THE EXERCISE
Give the listing again exactly, omitting its images.

COLLECTED DATA
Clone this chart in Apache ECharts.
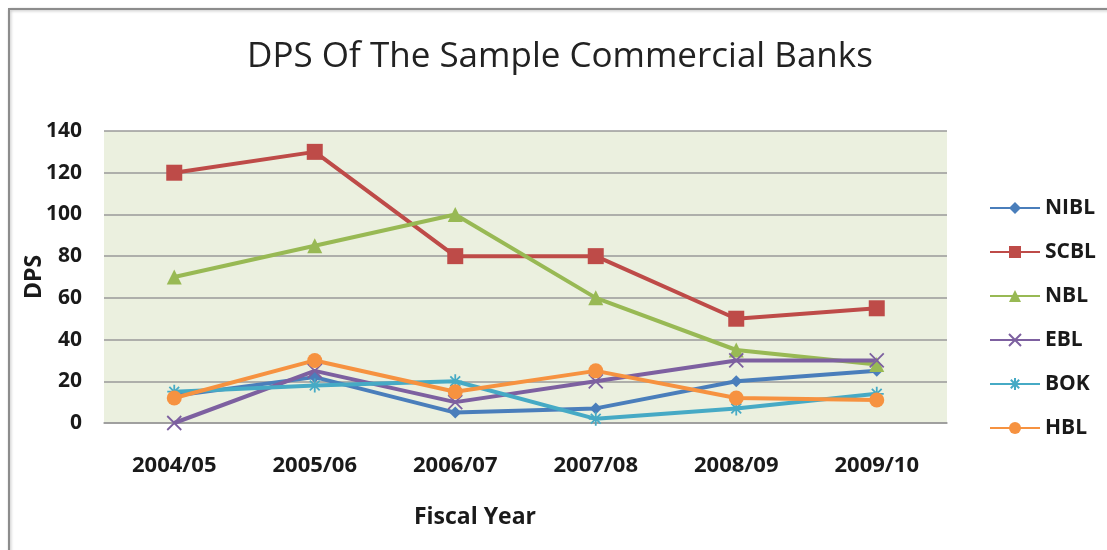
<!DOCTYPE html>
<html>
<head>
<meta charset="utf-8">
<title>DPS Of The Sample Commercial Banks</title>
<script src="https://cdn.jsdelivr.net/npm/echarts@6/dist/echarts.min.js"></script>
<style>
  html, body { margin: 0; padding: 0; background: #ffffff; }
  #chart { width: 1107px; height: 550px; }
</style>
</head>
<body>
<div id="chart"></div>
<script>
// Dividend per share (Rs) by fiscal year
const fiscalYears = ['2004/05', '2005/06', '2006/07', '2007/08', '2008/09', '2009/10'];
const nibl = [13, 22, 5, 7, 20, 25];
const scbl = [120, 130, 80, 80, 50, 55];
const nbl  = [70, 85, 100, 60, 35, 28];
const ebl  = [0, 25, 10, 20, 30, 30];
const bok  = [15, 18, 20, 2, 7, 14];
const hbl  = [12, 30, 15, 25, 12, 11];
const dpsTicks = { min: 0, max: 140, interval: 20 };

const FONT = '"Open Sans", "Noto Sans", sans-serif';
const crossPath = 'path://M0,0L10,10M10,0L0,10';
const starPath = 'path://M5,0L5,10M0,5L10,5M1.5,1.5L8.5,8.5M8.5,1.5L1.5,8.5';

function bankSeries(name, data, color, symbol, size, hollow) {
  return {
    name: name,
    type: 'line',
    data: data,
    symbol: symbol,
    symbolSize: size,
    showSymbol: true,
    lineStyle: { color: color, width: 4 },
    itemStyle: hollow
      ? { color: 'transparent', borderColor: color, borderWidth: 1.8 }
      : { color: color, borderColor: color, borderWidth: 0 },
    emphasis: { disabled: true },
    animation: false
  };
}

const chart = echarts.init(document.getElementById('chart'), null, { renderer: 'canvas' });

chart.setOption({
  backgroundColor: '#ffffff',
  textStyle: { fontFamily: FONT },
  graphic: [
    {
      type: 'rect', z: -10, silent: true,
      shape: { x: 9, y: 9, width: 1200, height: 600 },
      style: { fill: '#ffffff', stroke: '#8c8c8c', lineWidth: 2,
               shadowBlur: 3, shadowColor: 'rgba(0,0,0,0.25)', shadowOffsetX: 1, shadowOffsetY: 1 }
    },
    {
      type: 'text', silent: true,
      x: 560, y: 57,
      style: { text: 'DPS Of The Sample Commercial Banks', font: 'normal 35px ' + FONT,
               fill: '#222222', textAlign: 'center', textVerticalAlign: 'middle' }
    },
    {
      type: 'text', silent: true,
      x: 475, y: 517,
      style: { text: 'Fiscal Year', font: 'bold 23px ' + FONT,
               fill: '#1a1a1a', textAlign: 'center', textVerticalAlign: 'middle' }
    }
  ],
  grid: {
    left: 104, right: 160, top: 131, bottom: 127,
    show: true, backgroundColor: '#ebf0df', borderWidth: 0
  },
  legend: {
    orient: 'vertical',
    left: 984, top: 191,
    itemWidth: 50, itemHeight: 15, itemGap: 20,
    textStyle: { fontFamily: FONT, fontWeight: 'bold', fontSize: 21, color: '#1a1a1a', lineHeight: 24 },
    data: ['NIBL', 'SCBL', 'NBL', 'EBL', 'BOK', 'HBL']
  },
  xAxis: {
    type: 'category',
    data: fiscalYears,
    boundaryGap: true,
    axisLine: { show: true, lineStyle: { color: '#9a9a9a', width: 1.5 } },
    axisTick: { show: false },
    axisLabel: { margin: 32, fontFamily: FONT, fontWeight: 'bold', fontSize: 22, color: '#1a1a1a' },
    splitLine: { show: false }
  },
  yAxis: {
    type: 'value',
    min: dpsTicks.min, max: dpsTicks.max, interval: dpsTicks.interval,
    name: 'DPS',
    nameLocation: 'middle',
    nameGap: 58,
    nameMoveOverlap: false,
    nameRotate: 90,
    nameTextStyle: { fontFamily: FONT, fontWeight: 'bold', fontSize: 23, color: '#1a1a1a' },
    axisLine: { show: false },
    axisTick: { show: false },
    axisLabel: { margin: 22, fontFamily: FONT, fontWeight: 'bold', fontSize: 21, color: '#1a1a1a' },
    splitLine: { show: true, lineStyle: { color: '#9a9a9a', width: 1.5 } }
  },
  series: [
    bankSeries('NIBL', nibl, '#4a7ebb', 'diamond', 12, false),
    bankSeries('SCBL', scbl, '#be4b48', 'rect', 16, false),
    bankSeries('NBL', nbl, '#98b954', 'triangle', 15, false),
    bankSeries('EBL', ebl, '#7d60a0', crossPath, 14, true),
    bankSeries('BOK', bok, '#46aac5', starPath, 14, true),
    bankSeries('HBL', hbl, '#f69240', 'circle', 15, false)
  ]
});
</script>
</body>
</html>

EXERCISE ANSWER
Clone this chart in Apache ECharts.
<!DOCTYPE html>
<html>
<head>
<meta charset="utf-8">
<title>DPS Of The Sample Commercial Banks</title>
<script src="https://cdn.jsdelivr.net/npm/echarts@6/dist/echarts.min.js"></script>
<style>
  html, body { margin: 0; padding: 0; background: #ffffff; }
  #chart { width: 1107px; height: 550px; }
</style>
</head>
<body>
<div id="chart"></div>
<script>
// Dividend per share (Rs) by fiscal year
const fiscalYears = ['2004/05', '2005/06', '2006/07', '2007/08', '2008/09', '2009/10'];
const nibl = [13, 22, 5, 7, 20, 25];
const scbl = [120, 130, 80, 80, 50, 55];
const nbl  = [70, 85, 100, 60, 35, 28];
const ebl  = [0, 25, 10, 20, 30, 30];
const bok  = [15, 18, 20, 2, 7, 14];
const hbl  = [12, 30, 15, 25, 12, 11];
const dpsTicks = { min: 0, max: 140, interval: 20 };

const FONT = '"Open Sans", "Noto Sans", sans-serif';
const crossPath = 'path://M0,0L10,10M10,0L0,10';
const starPath = 'path://M5,0L5,10M0,5L10,5M1.5,1.5L8.5,8.5M8.5,1.5L1.5,8.5';

function bankSeries(name, data, color, symbol, size, hollow) {
  return {
    name: name,
    type: 'line',
    data: data,
    symbol: symbol,
    symbolSize: size,
    showSymbol: true,
    lineStyle: { color: color, width: 4 },
    itemStyle: hollow
      ? { color: 'transparent', borderColor: color, borderWidth: 1.8 }
      : { color: color, borderColor: color, borderWidth: 0 },
    emphasis: { disabled: true },
    animation: false
  };
}

const chart = echarts.init(document.getElementById('chart'), null, { renderer: 'canvas' });

chart.setOption({
  backgroundColor: '#ffffff',
  textStyle: { fontFamily: FONT },
  graphic: [
    {
      type: 'rect', z: -10, silent: true,
      shape: { x: 9, y: 9, width: 1200, height: 600 },
      style: { fill: '#ffffff', stroke: '#8c8c8c', lineWidth: 2,
               shadowBlur: 3, shadowColor: 'rgba(0,0,0,0.25)', shadowOffsetX: 1, shadowOffsetY: 1 }
    },
    {
      type: 'text', silent: true,
      x: 560, y: 57,
      style: { text: 'DPS Of The Sample Commercial Banks', font: 'normal 35px ' + FONT,
               fill: '#222222', textAlign: 'center', textVerticalAlign: 'middle' }
    },
    {
      type: 'text', silent: true,
      x: 475, y: 517,
      style: { text: 'Fiscal Year', font: 'bold 23px ' + FONT,
               fill: '#1a1a1a', textAlign: 'center', textVerticalAlign: 'middle' }
    }
  ],
  grid: {
    left: 104, right: 160, top: 131, bottom: 127,
    show: true, backgroundColor: '#ebf0df', borderWidth: 0
  },
  legend: {
    orient: 'vertical',
    left: 984, top: 191,
    itemWidth: 50, itemHeight: 15, itemGap: 20,
    textStyle: { fontFamily: FONT, fontWeight: 'bold', fontSize: 21, color: '#1a1a1a', lineHeight: 24 },
    data: ['NIBL', 'SCBL', 'NBL', 'EBL', 'BOK', 'HBL']
  },
  xAxis: {
    type: 'category',
    data: fiscalYears,
    boundaryGap: true,
    axisLine: { show: true, lineStyle: { color: '#9a9a9a', width: 1.5 } },
    axisTick: { show: false },
    axisLabel: { margin: 32, fontFamily: FONT, fontWeight: 'bold', fontSize: 22, color: '#1a1a1a' },
    splitLine: { show: false }
  },
  yAxis: {
    type: 'value',
    min: dpsTicks.min, max: dpsTicks.max, interval: dpsTicks.interval,
    name: 'DPS',
    nameLocation: 'middle',
    nameGap: 58,
    nameMoveOverlap: false,
    nameRotate: 90,
    nameTextStyle: { fontFamily: FONT, fontWeight: 'bold', fontSize: 23, color: '#1a1a1a' },
    axisLine: { show: false },
    axisTick: { show: false },
    axisLabel: { margin: 22, fontFamily: FONT, fontWeight: 'bold', fontSize: 21, color: '#1a1a1a' },
    splitLine: { show: true, lineStyle: { color: '#9a9a9a', width: 1.5 } }
  },
  series: [
    bankSeries('NIBL', nibl, '#4a7ebb', 'diamond', 12, false),
    bankSeries('SCBL', scbl, '#be4b48', 'rect', 16, false),
    bankSeries('NBL', nbl, '#98b954', 'triangle', 15, false),
    bankSeries('EBL', ebl, '#7d60a0', crossPath, 14, true),
    bankSeries('BOK', bok, '#46aac5', starPath, 14, true),
    bankSeries('HBL', hbl, '#f69240', 'circle', 15, false)
  ]
});
</script>
</body>
</html>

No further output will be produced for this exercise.